What’s going on with him? Why would he be friendly, flirty and “back to normal” with me, even asking me if I’m dating some new guy, and then just suddenly start ignoring me?

What do I do now?

Jennifer

Answer:

Hi Jennifer,

The first problem I have here is that I don’t know who broke up with who – was it your boyfriend’s idea or yours? If it was yours then you’re maintaining contact as and when it suits you, which is something he’s going to get sick of very quickly. If, on the other hand, your boyfriend did the breaking up then he’s behaving like a spoiled brat. Allow me to explain.

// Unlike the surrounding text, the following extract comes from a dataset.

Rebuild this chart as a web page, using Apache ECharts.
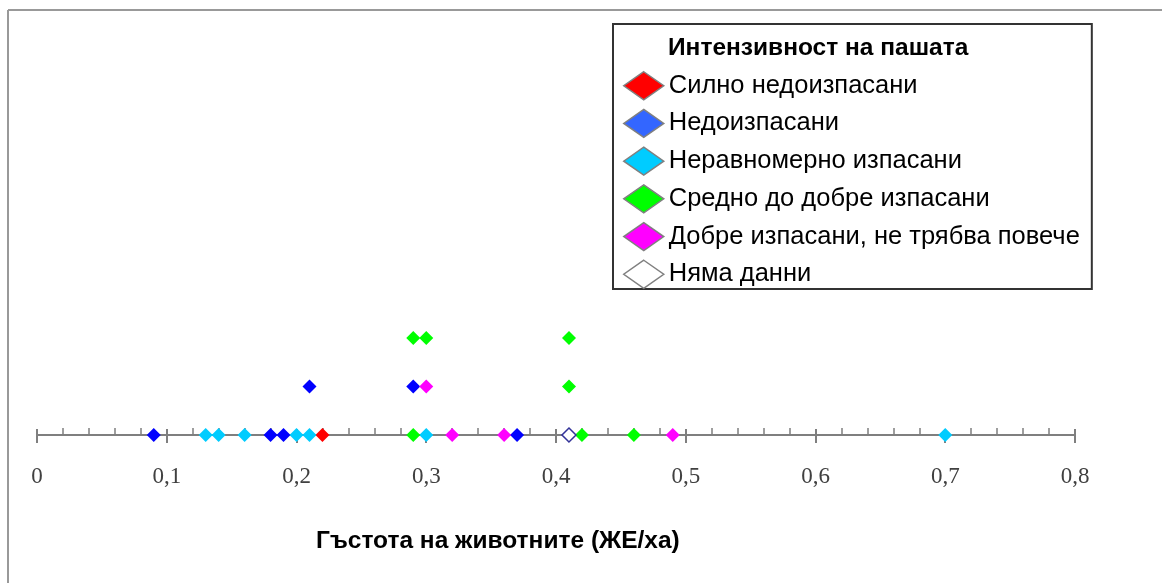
<!DOCTYPE html>
<html>
<head>
<meta charset="utf-8">
<script src="https://cdn.jsdelivr.net/npm/echarts@6/dist/echarts.min.js"></script>
<style>html,body{margin:0;padding:0;background:#fff;}#c{width:1162px;height:583px;}</style>
</head>
<body>
<div id="c"></div>
<script>
// Data: [animal density (LU/ha), stacking level]
const seriesNames = ['Силно недоизпасани','Недоизпасани','Неравномерно изпасани','Средно до добре изпасани','Добре изпасани, не трябва повече','Няма данни'];
const strongUnder = [[0.22,0]];
const under = [[0.09,0],[0.18,0],[0.19,0],[0.37,0],[0.21,1],[0.29,1]];
const uneven = [[0.13,0],[0.14,0],[0.16,0],[0.20,0],[0.21,0],[0.30,0],[0.70,0]];
const medium = [[0.29,0],[0.42,0],[0.46,0],[0.41,1],[0.29,2],[0.30,2],[0.41,2]];
const good = [[0.32,0],[0.36,0],[0.49,0],[0.30,1]];
const noData = [[0.41,0]];
const xTicks = [0,0.1,0.2,0.3,0.4,0.5,0.6,0.7,0.8];
const legendTitle = 'Интензивност на пашата';
const axisTitle = 'Гъстота на животните (ЖЕ/ха)';

const pointColors = ['#ff0000','#0000ff','#00ccff','#00ff00','#ff00ff','#ffffff'];
const legendColors = ['#ff0000','#3366ff','#00ccff','#00ff00','#ff00ff','#ffffff'];
const allData = [strongUnder, under, uneven, medium, good, noData];

const chart = echarts.init(document.getElementById('c'), null, {renderer:'canvas'});
const series = allData.map((d,i)=>({
  name: seriesNames[i],
  type: 'scatter',
  symbol: 'diamond',
  symbolSize: [14,14],
  data: d,
  clip: false,
  itemStyle: i===5 ? {color:'#ffffff', borderColor:'#333399', borderWidth:1.5, opacity:1} : {color: pointColors[i], opacity:1},
  z: 5
}));

const fmt = v => String(Math.round(v*10)/10).replace('.', ',');

chart.setOption({
  animation: false,
  backgroundColor: '#ffffff',
  grid: {left: 37, right: 87, top: 47, bottom: 148},
  xAxis: [{
    type: 'value', min: xTicks[0], max: xTicks[xTicks.length-1], interval: 0.1,
    position: 'bottom',
    axisLine: {show: true, lineStyle: {color: '#7f7f7f', width: 2}},
    axisTick: {show: true, inside: true, length: 6, lineStyle: {color: '#7f7f7f', width: 2}},
    minorTick: {show: true, splitNumber: 5, length: 7, lineStyle: {color: '#7f7f7f', width: 1.5}},
    axisLabel: {show: false},
    splitLine: {show: false}, minorSplitLine: {show: false}
  },{
    type: 'value', min: xTicks[0], max: xTicks[xTicks.length-1], interval: 0.1,
    position: 'bottom', gridIndex: 0,
    axisLine: {show: false},
    axisTick: {show: true, inside: false, length: 8, lineStyle: {color: '#7f7f7f', width: 2}},
    axisLabel: {show: true, margin: 30, formatter: fmt, fontFamily: '"Liberation Serif", "DejaVu Serif", serif', fontSize: 23, color: '#404040'},
    splitLine: {show: false}
  }],
  yAxis: {type: 'value', min: 0, max: 8, show: false, splitLine: {show: false}},
  legend: {
    orient: 'vertical',
    left: 613, top: 24,
    padding: [47, 12, 0, 10],
    borderColor: '#333333', borderWidth: 2,
    itemWidth: 40, itemHeight: 28, itemGap: 8.2,
    icon: 'diamond',
    textStyle: {fontFamily: '"Liberation Sans", Arial, sans-serif', fontSize: 25.5, lineHeight: 28, color: '#000'},
    data: seriesNames.map((n,i)=>({name: n, icon: 'diamond', itemStyle: {color: legendColors[i], borderColor: '#808080', borderWidth: 1.5, opacity: 1}}))
  },
  graphic: [
    {type:'line', shape:{x1:8,y1:10,x2:1162,y2:10}, style:{stroke:'#999999', lineWidth:2}, silent:true},
    {type:'line', shape:{x1:8,y1:10,x2:8,y2:583}, style:{stroke:'#999999', lineWidth:2}, silent:true},
    {type:'text', left: 668, top: 36, style:{text: legendTitle, font:'bold 24.5px "Liberation Sans", Arial, sans-serif', fill:'#000'}, z: 10},
    {type:'text', left: 316, top: 529, style:{text: axisTitle, font:'bold 24.5px "Liberation Sans", Arial, sans-serif', fill:'#000'}, z: 10}
  ],
  series: series
});
</script>
</body>
</html>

From a male point of view there is absolutely nothing more annoying than an ex girlfriend showing up, asking for help and then cutting the conversation short and leaving/hanging up. Obviously sending him nude pics would be a bad idea, but that doesn’t mean that you can be rude to him because of some elaborate version of the NC rule you’ve heard about online or from a friend. Have you ever noticed that the friends who recommend NC are always the single ones? That’s something to think about.

Now if he broke up with you and he’s asking for nude pics and who this new guy is then that’s absolutely none of his business on either count. In fact if he was the one who broke up with you, and all he’s interested in are nude pics of you, then you’re better off avoiding him because he doesn’t value you as a person – he only values what he can get from you.

Apologies if the above sounds a bit harsh on either count, but I’m trying to address two breakup scenarios in one question.

So to answer your question about why he’s being flirty and friendly with you one minute and then cold as ice the next – there are two answers:

He Broke Up With You
He’s an immature guy who doesn’t like losing control of situations in his life and you’re better off forgetting about him and moving on.

You Broke Up With Him
He’s sick of you contacting him only when you need help and always only on your terms – you can expect him to get colder the more often you treat him like that.

You need to decide whether or not you want to get back together with him and then take it from there. Either way don’t send him nude pics – they have a habit of appearing online all the time!